-- YOUR GOAL --
Repeat each entry as written and leave the images out of the copy.

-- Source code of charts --
┏━━
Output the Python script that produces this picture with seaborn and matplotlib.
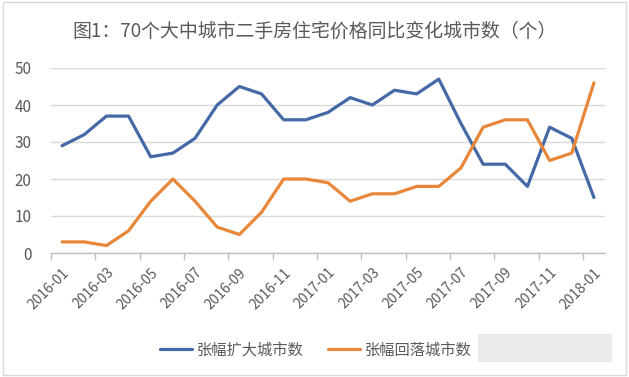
import matplotlib
matplotlib.use("Agg")
import matplotlib.pyplot as plt
import seaborn as sns
import pandas as pd
from matplotlib.patches import Rectangle

months = ["2016-01", "2016-02", "2016-03", "2016-04", "2016-05", "2016-06", "2016-07",
          "2016-08", "2016-09", "2016-10", "2016-11", "2016-12", "2017-01", "2017-02",
          "2017-03", "2017-04", "2017-05", "2017-06", "2017-07", "2017-08", "2017-09",
          "2017-10", "2017-11", "2017-12", "2018-01"]
expand = [29, 32, 37, 37, 26, 27, 31, 40, 45, 43, 36, 36, 38, 42, 40, 44, 43, 47,
          35, 24, 24, 18, 34, 31, 15]
fall = [3, 3, 2, 6, 14, 20, 14, 7, 5, 11, 20, 20, 19, 14, 16, 16, 18, 18,
        23, 34, 36, 36, 25, 27, 46]
series_names = ["张幅扩大城市数", "张幅回落城市数"]
title = "图1：70个大中城市二手房住宅价格同比变化城市数（个）"
yticks = [0, 10, 20, 30, 40, 50]

sns.set_theme(style="white")
plt.rcParams["font.family"] = ["Noto Sans CJK SC", "DejaVu Sans"]

n = len(months)
df = pd.DataFrame({
    "idx": list(range(n)) * 2,
    "value": expand + fall,
    "series": [series_names[0]] * n + [series_names[1]] * n,
})

fig = plt.figure(figsize=(6.29, 3.77), dpi=100)
ax = fig.add_axes([51 / 629, 1 - 253 / 377, (605 - 51) / 629, (253 - 68) / 377])

palette = {series_names[0]: "#4469a6", series_names[1]: "#e8873a"}
sns.lineplot(data=df, x="idx", y="value", hue="series", palette=palette,
             linewidth=2.3, ax=ax, legend=True)
for ln in ax.lines:
    ln.set_solid_joinstyle("round")
    ln.set_solid_capstyle("round")

ax.set_xlim(-0.5, n - 0.5)
ax.set_ylim(0, 50)
ax.set_yticks(yticks)
ax.set_yticklabels([str(v) for v in yticks], fontsize=11, color="#595959")
ax.yaxis.grid(True, color="#d9d9d9", linewidth=1)
ax.xaxis.grid(False)
ax.set_axisbelow(True)

lab_pos = list(range(0, n, 2))
ax.set_xticks(lab_pos)
ax.set_xticklabels([months[i] for i in lab_pos], rotation=45, ha="right",
                   rotation_mode="anchor", fontsize=10, color="#595959")
ax.set_xticks([i - 0.5 for i in range(0, n + 1, 2)], minor=True)
ax.tick_params(axis="x", which="major", length=0, pad=9)
ax.tick_params(axis="x", which="minor", length=5, color="#bfbfbf", width=1, bottom=True)
ax.tick_params(axis="y", length=0, pad=14)

for s in ["top", "right", "left"]:
    ax.spines[s].set_visible(False)
ax.spines["bottom"].set_color("#bfbfbf")
ax.spines["bottom"].set_linewidth(1)
ax.set_xlabel("")
ax.set_ylabel("")

handles, labels = ax.get_legend_handles_labels()
ax.legend_.remove()
leg = fig.legend(handles, labels, loc="center", bbox_to_anchor=(0.502, 1 - 350 / 377),
                 ncol=2, frameon=False, fontsize=11, handlelength=2.1,
                 handletextpad=0.3, columnspacing=1.6)
for t in leg.get_texts():
    t.set_color("#595959")

fig.text(0.5, 1 - 31 / 377, title, ha="center", va="center", fontsize=13.6, color="#595959")

# outer border
fig.patches.append(Rectangle((0.004, 0.004), 0.992, 0.99, transform=fig.transFigure,
                             fill=False, edgecolor="#d9d9d9", linewidth=1))
# blurred watermark patch
fig.patches.append(Rectangle((478 / 629, 1 - 362 / 377), (612 - 478) / 629, 28 / 377,
                             transform=fig.transFigure, facecolor="#e6e6e6",
                             edgecolor="none", alpha=0.8))

fig.savefig("out.png", dpi=100, facecolor="white")
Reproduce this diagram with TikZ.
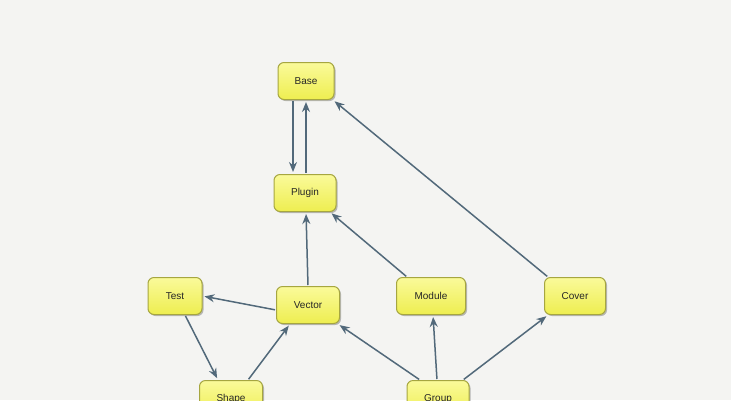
\documentclass[tikz,border=0pt]{standalone}
\usepackage{fontspec}
\setmainfont{Liberation Sans}
\usetikzlibrary{arrows.meta,shadows}
\definecolor{bg}{HTML}{F4F4F2}
\definecolor{nodetop}{HTML}{FAFA9A}
\definecolor{nodebot}{HTML}{EEEE50}
\definecolor{nodeborder}{HTML}{A6A640}
\definecolor{edgec}{HTML}{52697A}
\tikzset{
  box/.style={draw=nodeborder, line width=1pt, rounded corners=6pt,
    top color=nodetop, bottom color=nodebot, minimum height=37pt,
    inner sep=0pt, font=\fontsize{10}{12}\selectfont, text=black!85,
    drop shadow={shadow xshift=1.5pt, shadow yshift=-1.5pt, opacity=0.25, fill=black}},
  conn/.style={draw=edgec, line width=1.5pt, -{Stealth[length=10pt,width=8pt]}, shorten >=2pt, shorten <=1pt}
}
\begin{document}
\begin{tikzpicture}[x=1pt,y=-1pt]
\fill[bg] (0,0) rectangle (731,400);
\useasboundingbox (0,0) rectangle (731,400);
\node[box, minimum width=56pt] (base) at (306,81) {Base};
\node[box, minimum width=62pt] (plugin) at (305,193) {Plugin};
\node[box, minimum width=54pt] (test) at (175,296) {Test};
\node[box, minimum width=63pt] (vector) at (308,305) {Vector};
\node[box, minimum width=69pt] (module) at (431,296) {Module};
\node[box, minimum width=61pt] (cover) at (575,296) {Cover};
\node[box, minimum width=63pt] (shape) at (231,399) {Shape};
\node[box, minimum width=62pt] (group) at (438,399) {Group};
\draw[conn] ([xshift=-13pt]base.south) -- ([xshift=-12pt]plugin.north);
\draw[conn] ([xshift=1pt]plugin.north) -- ([xshift=0pt]base.south);
\draw[conn] ([xshift=-27pt]cover.north) -- ([xshift=27pt,yshift=0pt]base.south);
\draw[conn] ([xshift=-24pt]module.north) -- ([xshift=25pt]plugin.south);
\draw[conn] (vector.north) -- ([xshift=1pt]plugin.south);
\draw[conn] ([yshift=-5pt]vector.west) -- (test.east);
\draw[conn] ([xshift=10pt]test.south) -- ([xshift=-13pt]shape.north);
\draw[conn] ([xshift=17pt]shape.north) -- ([xshift=-18pt]vector.south);
\draw[conn] ([xshift=-18pt]group.north) -- ([xshift=30pt]vector.south);
\draw[conn] ([xshift=-1pt]group.north) -- ([xshift=2pt]module.south);
\draw[conn] ([xshift=25pt]group.north) -- ([xshift=-27pt]cover.south);
\end{tikzpicture}
\end{document}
┗━━
-- EXERCISE ANSWER --
Output the Python script that produces this picture with seaborn and matplotlib.
import matplotlib
matplotlib.use("Agg")
import matplotlib.pyplot as plt
import seaborn as sns
import pandas as pd
from matplotlib.patches import Rectangle

months = ["2016-01", "2016-02", "2016-03", "2016-04", "2016-05", "2016-06", "2016-07",
          "2016-08", "2016-09", "2016-10", "2016-11", "2016-12", "2017-01", "2017-02",
          "2017-03", "2017-04", "2017-05", "2017-06", "2017-07", "2017-08", "2017-09",
          "2017-10", "2017-11", "2017-12", "2018-01"]
expand = [29, 32, 37, 37, 26, 27, 31, 40, 45, 43, 36, 36, 38, 42, 40, 44, 43, 47,
          35, 24, 24, 18, 34, 31, 15]
fall = [3, 3, 2, 6, 14, 20, 14, 7, 5, 11, 20, 20, 19, 14, 16, 16, 18, 18,
        23, 34, 36, 36, 25, 27, 46]
series_names = ["张幅扩大城市数", "张幅回落城市数"]
title = "图1：70个大中城市二手房住宅价格同比变化城市数（个）"
yticks = [0, 10, 20, 30, 40, 50]

sns.set_theme(style="white")
plt.rcParams["font.family"] = ["Noto Sans CJK SC", "DejaVu Sans"]

n = len(months)
df = pd.DataFrame({
    "idx": list(range(n)) * 2,
    "value": expand + fall,
    "series": [series_names[0]] * n + [series_names[1]] * n,
})

fig = plt.figure(figsize=(6.29, 3.77), dpi=100)
ax = fig.add_axes([51 / 629, 1 - 253 / 377, (605 - 51) / 629, (253 - 68) / 377])

palette = {series_names[0]: "#4469a6", series_names[1]: "#e8873a"}
sns.lineplot(data=df, x="idx", y="value", hue="series", palette=palette,
             linewidth=2.3, ax=ax, legend=True)
for ln in ax.lines:
    ln.set_solid_joinstyle("round")
    ln.set_solid_capstyle("round")

ax.set_xlim(-0.5, n - 0.5)
ax.set_ylim(0, 50)
ax.set_yticks(yticks)
ax.set_yticklabels([str(v) for v in yticks], fontsize=11, color="#595959")
ax.yaxis.grid(True, color="#d9d9d9", linewidth=1)
ax.xaxis.grid(False)
ax.set_axisbelow(True)

lab_pos = list(range(0, n, 2))
ax.set_xticks(lab_pos)
ax.set_xticklabels([months[i] for i in lab_pos], rotation=45, ha="right",
                   rotation_mode="anchor", fontsize=10, color="#595959")
ax.set_xticks([i - 0.5 for i in range(0, n + 1, 2)], minor=True)
ax.tick_params(axis="x", which="major", length=0, pad=9)
ax.tick_params(axis="x", which="minor", length=5, color="#bfbfbf", width=1, bottom=True)
ax.tick_params(axis="y", length=0, pad=14)

for s in ["top", "right", "left"]:
    ax.spines[s].set_visible(False)
ax.spines["bottom"].set_color("#bfbfbf")
ax.spines["bottom"].set_linewidth(1)
ax.set_xlabel("")
ax.set_ylabel("")

handles, labels = ax.get_legend_handles_labels()
ax.legend_.remove()
leg = fig.legend(handles, labels, loc="center", bbox_to_anchor=(0.502, 1 - 350 / 377),
                 ncol=2, frameon=False, fontsize=11, handlelength=2.1,
                 handletextpad=0.3, columnspacing=1.6)
for t in leg.get_texts():
    t.set_color("#595959")

fig.text(0.5, 1 - 31 / 377, title, ha="center", va="center", fontsize=13.6, color="#595959")

# outer border
fig.patches.append(Rectangle((0.004, 0.004), 0.992, 0.99, transform=fig.transFigure,
                             fill=False, edgecolor="#d9d9d9", linewidth=1))
# blurred watermark patch
fig.patches.append(Rectangle((478 / 629, 1 - 362 / 377), (612 - 478) / 629, 28 / 377,
                             transform=fig.transFigure, facecolor="#e6e6e6",
                             edgecolor="none", alpha=0.8))

fig.savefig("out.png", dpi=100, facecolor="white")
Reproduce this diagram with TikZ.
\documentclass[tikz,border=0pt]{standalone}
\usepackage{fontspec}
\setmainfont{Liberation Sans}
\usetikzlibrary{arrows.meta,shadows}
\definecolor{bg}{HTML}{F4F4F2}
\definecolor{nodetop}{HTML}{FAFA9A}
\definecolor{nodebot}{HTML}{EEEE50}
\definecolor{nodeborder}{HTML}{A6A640}
\definecolor{edgec}{HTML}{52697A}
\tikzset{
  box/.style={draw=nodeborder, line width=1pt, rounded corners=6pt,
    top color=nodetop, bottom color=nodebot, minimum height=37pt,
    inner sep=0pt, font=\fontsize{10}{12}\selectfont, text=black!85,
    drop shadow={shadow xshift=1.5pt, shadow yshift=-1.5pt, opacity=0.25, fill=black}},
  conn/.style={draw=edgec, line width=1.5pt, -{Stealth[length=10pt,width=8pt]}, shorten >=2pt, shorten <=1pt}
}
\begin{document}
\begin{tikzpicture}[x=1pt,y=-1pt]
\fill[bg] (0,0) rectangle (731,400);
\useasboundingbox (0,0) rectangle (731,400);
\node[box, minimum width=56pt] (base) at (306,81) {Base};
\node[box, minimum width=62pt] (plugin) at (305,193) {Plugin};
\node[box, minimum width=54pt] (test) at (175,296) {Test};
\node[box, minimum width=63pt] (vector) at (308,305) {Vector};
\node[box, minimum width=69pt] (module) at (431,296) {Module};
\node[box, minimum width=61pt] (cover) at (575,296) {Cover};
\node[box, minimum width=63pt] (shape) at (231,399) {Shape};
\node[box, minimum width=62pt] (group) at (438,399) {Group};
\draw[conn] ([xshift=-13pt]base.south) -- ([xshift=-12pt]plugin.north);
\draw[conn] ([xshift=1pt]plugin.north) -- ([xshift=0pt]base.south);
\draw[conn] ([xshift=-27pt]cover.north) -- ([xshift=27pt,yshift=0pt]base.south);
\draw[conn] ([xshift=-24pt]module.north) -- ([xshift=25pt]plugin.south);
\draw[conn] (vector.north) -- ([xshift=1pt]plugin.south);
\draw[conn] ([yshift=-5pt]vector.west) -- (test.east);
\draw[conn] ([xshift=10pt]test.south) -- ([xshift=-13pt]shape.north);
\draw[conn] ([xshift=17pt]shape.north) -- ([xshift=-18pt]vector.south);
\draw[conn] ([xshift=-18pt]group.north) -- ([xshift=30pt]vector.south);
\draw[conn] ([xshift=-1pt]group.north) -- ([xshift=2pt]module.south);
\draw[conn] ([xshift=25pt]group.north) -- ([xshift=-27pt]cover.south);
\end{tikzpicture}
\end{document}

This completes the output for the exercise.